Given exercise
Everything from the first line down to the line containing "const qMax = 100;" is to be retyped exactly, both ends included, with pictures left out.

Material provided
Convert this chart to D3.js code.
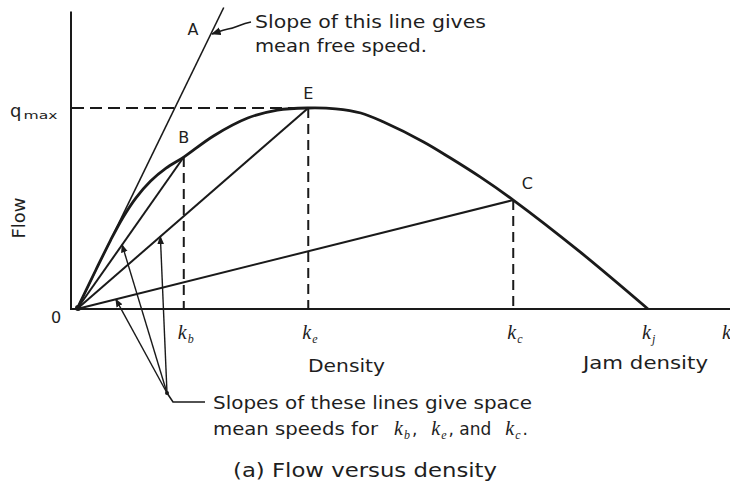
<!DOCTYPE html>
<html>
<head>
<meta charset="utf-8">
<script src="https://cdn.jsdelivr.net/npm/d3@7"></script>
<style>
  html, body { margin: 0; padding: 0; background: #fff; }
  svg { display: block; }
  .lbl { font-family: "DejaVu Sans", sans-serif; fill: #1e1e1e; }
  .kl { font-family: "Liberation Serif", serif; font-style: italic; fill: #1e1e1e; }
</style>
</head>
<body>
<svg id="chart" width="730" height="493"></svg>
<script>
// Flow–density relation (density and flow in relative units, q_max = 100, k_j = 100)
const curveDensity = [0, 3.3, 5.9, 8.0, 10.3, 12.9, 15.6, 18.7, 23.9, 29.9, 35.1, 40.5, 45.3, 49.7, 53.7, 60.7, 65.4, 70.6, 76.4, 88.1, 100];
const curveFlow    = [0, 19.4, 34.3, 45.3, 55.2, 63.7, 70.1, 75.6, 86.1, 95.0, 99.0, 100, 99.6, 97.5, 93.0, 83.1, 75.1, 65.7, 54.2, 28.4, 0];

// Marked operating points on the curve
const pointNames   = ["B", "E", "C"];
const pointDensity = [18.7, 40.5, 76.4];
const pointFlow    = [75.6, 100, 54.2];

// Free-speed tangent line O–A
const freeLineDensity = [0, 25.7];
const freeLineFlow    = [0, 150];

// Density axis labels (k with subscript)
const kSubs     = ["b", "e", "c", "j", ""];
const kDensity  = [18.7, 40.5, 76.4, 100, 114];

// Axis extents
const densityMax = 115;
const flowMax = 148;
const qMax = 100;

// Where the three leader lines touch the chords O–C, O–B, O–E (density on each chord)
const leaderChord   = [2, 0, 1];
const leaderDensity = [6.8, 7.9, 14.6];

const svg = d3.select("#chart");
const ink = "#1a1a1a";

const x = d3.scaleLinear().domain([0, 100]).range([77, 648]);
const y = d3.scaleLinear().domain([0, 100]).range([309, 108]);

svg.append("defs").append("marker")
  .attr("id", "arrow").attr("viewBox", "0 0 10 10")
  .attr("refX", 9).attr("refY", 5)
  .attr("markerWidth", 6).attr("markerHeight", 6)
  .attr("orient", "auto-start-reverse")
  .append("path").attr("d", "M0,1 L10,5 L0,9 Z").attr("fill", ink);

// Axes
svg.append("line")
  .attr("x1", x(0) - 6).attr("x2", x(0) - 6)
  .attr("y1", y(flowMax)).attr("y2", y(0) + 1)
  .attr("stroke", ink).attr("stroke-width", 2);
svg.append("line")
  .attr("x1", x(0) - 6).attr("x2", x(densityMax))
  .attr("y1", y(0)).attr("y2", y(0))
  .attr("stroke", ink).attr("stroke-width", 2);

// Dashed guides: q_max and the densities of B, E, C
svg.append("line")
  .attr("x1", x(0) - 5).attr("x2", x(pointDensity[1]))
  .attr("y1", y(qMax)).attr("y2", y(qMax))
  .attr("stroke", ink).attr("stroke-width", 2)
  .attr("stroke-dasharray", "12,6");
svg.selectAll("line.vdash").data(pointDensity).join("line")
  .attr("class", "vdash")
  .attr("x1", d => x(d)).attr("x2", d => x(d))
  .attr("y1", (d, i) => y(pointFlow[i])).attr("y2", y(0))
  .attr("stroke", ink).attr("stroke-width", 2)
  .attr("stroke-dasharray", "10,6");

// Chords from the origin to B, E, C
svg.selectAll("line.chord").data(pointDensity).join("line")
  .attr("class", "chord")
  .attr("x1", x(0)).attr("y1", y(0))
  .attr("x2", d => x(d)).attr("y2", (d, i) => y(pointFlow[i]))
  .attr("stroke", ink).attr("stroke-width", 2);

// Free-speed line
svg.append("line")
  .attr("x1", x(freeLineDensity[0])).attr("y1", y(freeLineFlow[0]))
  .attr("x2", x(freeLineDensity[1])).attr("y2", y(freeLineFlow[1]))
  .attr("stroke", ink).attr("stroke-width", 1.6);

// Flow–density curve
const curvePts = curveDensity.map((k, i) => [k, curveFlow[i]]);
svg.append("path")
  .attr("d", d3.line().x(d => x(d[0])).y(d => y(d[1])).curve(d3.curveCatmullRom)(curvePts))
  .attr("fill", "none").attr("stroke", ink).attr("stroke-width", 2.8);

// Origin blob
svg.append("circle").attr("cx", x(0) + 1).attr("cy", y(0) - 1).attr("r", 3).attr("fill", ink);

// Point letters
const letterOffsets = [[0, -14], [0, -9], [14, -11]];
svg.selectAll("text.pt").data(pointNames).join("text")
  .attr("class", "lbl pt")
  .attr("x", (d, i) => x(pointDensity[i]) + letterOffsets[i][0])
  .attr("y", (d, i) => y(pointFlow[i]) + letterOffsets[i][1])
  .attr("text-anchor", "middle")
  .attr("font-size", 16)
  .text(d => d);
svg.append("text").attr("class", "lbl")
  .attr("x", 193).attr("y", 35).attr("text-anchor", "middle")
  .attr("font-size", 16).text("A");

// q_max label
const qm = svg.append("text").attr("class", "lbl").attr("x", 10).attr("y", y(qMax) + 9);
qm.append("tspan").attr("font-size", 18).text("q");
qm.append("tspan").attr("font-size", 11).attr("dx", 2).attr("dy", 2)
  .attr("textLength", 34).attr("lengthAdjust", "spacingAndGlyphs").text("max");

// Origin label
svg.append("text").attr("class", "lbl")
  .attr("x", 56).attr("y", y(0) + 14).attr("text-anchor", "middle")
  .attr("font-size", 16).text("0");

// Axis titles
svg.append("text").attr("class", "lbl")
  .attr("transform", `translate(25,218) rotate(-90)`)
  .attr("text-anchor", "middle").attr("font-size", 18).text("Flow");
svg.append("text").attr("class", "lbl")
  .attr("x", 308).attr("y", 372)
  .attr("font-size", 17).attr("textLength", 77).attr("lengthAdjust", "spacingAndGlyphs")
  .text("Density");
svg.append("text").attr("class", "lbl")
  .attr("x", 583).attr("y", 369)
  .attr("font-size", 17).attr("textLength", 125).attr("lengthAdjust", "spacingAndGlyphs")
  .text("Jam density");

// Density labels k_b, k_e, k_c, k_j, k
kSubs.forEach((s, i) => {
  const t = svg.append("text").attr("class", "kl")
    .attr("x", x(kDensity[i]) - 6).attr("y", y(0) + 30);
  t.append("tspan").attr("font-size", 20).text("k");
  if (s) t.append("tspan").attr("font-size", 12).attr("dx", 1).attr("dy", 4).text(s);
});

// Annotation for the free-speed line
svg.append("text").attr("class", "lbl").attr("x", 255).attr("y", 28)
  .attr("font-size", 17).attr("textLength", 231).attr("lengthAdjust", "spacingAndGlyphs")
  .text("Slope of this line gives");
svg.append("text").attr("class", "lbl").attr("x", 255).attr("y", 52)
  .attr("font-size", 17).attr("textLength", 172).attr("lengthAdjust", "spacingAndGlyphs")
  .text("mean free speed.");
svg.append("path")
  .attr("d", "M251,22 C240,24 236,28 228,29 C222,30 218,32 212,34")
  .attr("fill", "none").attr("stroke", ink).attr("stroke-width", 1.6)
  .attr("marker-end", "url(#arrow)");

// Leader lines to the three chords
const hub = [167, 393];
leaderDensity.forEach((k, i) => {
  const j = leaderChord[i];
  const q = k * pointFlow[j] / pointDensity[j];
  svg.append("line")
    .attr("x1", hub[0]).attr("y1", hub[1])
    .attr("x2", x(k)).attr("y2", y(q))
    .attr("stroke", ink).attr("stroke-width", 1.4)
    .attr("marker-end", "url(#arrow)");
});
svg.append("path")
  .attr("d", `M${hub[0]},${hub[1]} L173,402 L205,402`)
  .attr("fill", "none").attr("stroke", ink).attr("stroke-width", 1.6);
svg.append("circle").attr("cx", hub[0]).attr("cy", hub[1]).attr("r", 2).attr("fill", ink);

svg.append("text").attr("class", "lbl").attr("x", 213).attr("y", 409)
  .attr("font-size", 17).attr("textLength", 319).attr("lengthAdjust", "spacingAndGlyphs")
  .text("Slopes of these lines give space");
const s2 = svg.append("text").attr("class", "lbl").attr("x", 213).attr("y", 435).attr("font-size", 17);
s2.append("tspan").attr("textLength", 165).attr("lengthAdjust", "spacingAndGlyphs").text("mean speeds for");
[["b", ",", 16], ["e", ", and", 14], ["c", ".", 14]].forEach(([sub, after, gap]) => {
  s2.append("tspan").attr("dx", gap).attr("font-style", "italic")
    .attr("font-family", "Liberation Serif, serif").attr("font-size", 20).text("k");
  s2.append("tspan").attr("font-style", "italic").attr("dx", 1)
    .attr("font-family", "Liberation Serif, serif").attr("font-size", 12).attr("dy", 4).text(sub);
  s2.append("tspan").attr("dy", -4).attr("dx", 2).text(after);
});

// Caption
svg.append("text").attr("class", "lbl")
  .attr("x", 233).attr("y", 477)
  .attr("font-size", 19).attr("textLength", 264).attr("lengthAdjust", "spacingAndGlyphs")
  .text("(a) Flow versus density");
</script>
</body>
</html>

Right answer
Convert this chart to D3.js code.
<!DOCTYPE html>
<html>
<head>
<meta charset="utf-8">
<script src="https://cdn.jsdelivr.net/npm/d3@7"></script>
<style>
  html, body { margin: 0; padding: 0; background: #fff; }
  svg { display: block; }
  .lbl { font-family: "DejaVu Sans", sans-serif; fill: #1e1e1e; }
  .kl { font-family: "Liberation Serif", serif; font-style: italic; fill: #1e1e1e; }
</style>
</head>
<body>
<svg id="chart" width="730" height="493"></svg>
<script>
// Flow–density relation (density and flow in relative units, q_max = 100, k_j = 100)
const curveDensity = [0, 3.3, 5.9, 8.0, 10.3, 12.9, 15.6, 18.7, 23.9, 29.9, 35.1, 40.5, 45.3, 49.7, 53.7, 60.7, 65.4, 70.6, 76.4, 88.1, 100];
const curveFlow    = [0, 19.4, 34.3, 45.3, 55.2, 63.7, 70.1, 75.6, 86.1, 95.0, 99.0, 100, 99.6, 97.5, 93.0, 83.1, 75.1, 65.7, 54.2, 28.4, 0];

// Marked operating points on the curve
const pointNames   = ["B", "E", "C"];
const pointDensity = [18.7, 40.5, 76.4];
const pointFlow    = [75.6, 100, 54.2];

// Free-speed tangent line O–A
const freeLineDensity = [0, 25.7];
const freeLineFlow    = [0, 150];

// Density axis labels (k with subscript)
const kSubs     = ["b", "e", "c", "j", ""];
const kDensity  = [18.7, 40.5, 76.4, 100, 114];

// Axis extents
const densityMax = 115;
const flowMax = 148;
const qMax = 100;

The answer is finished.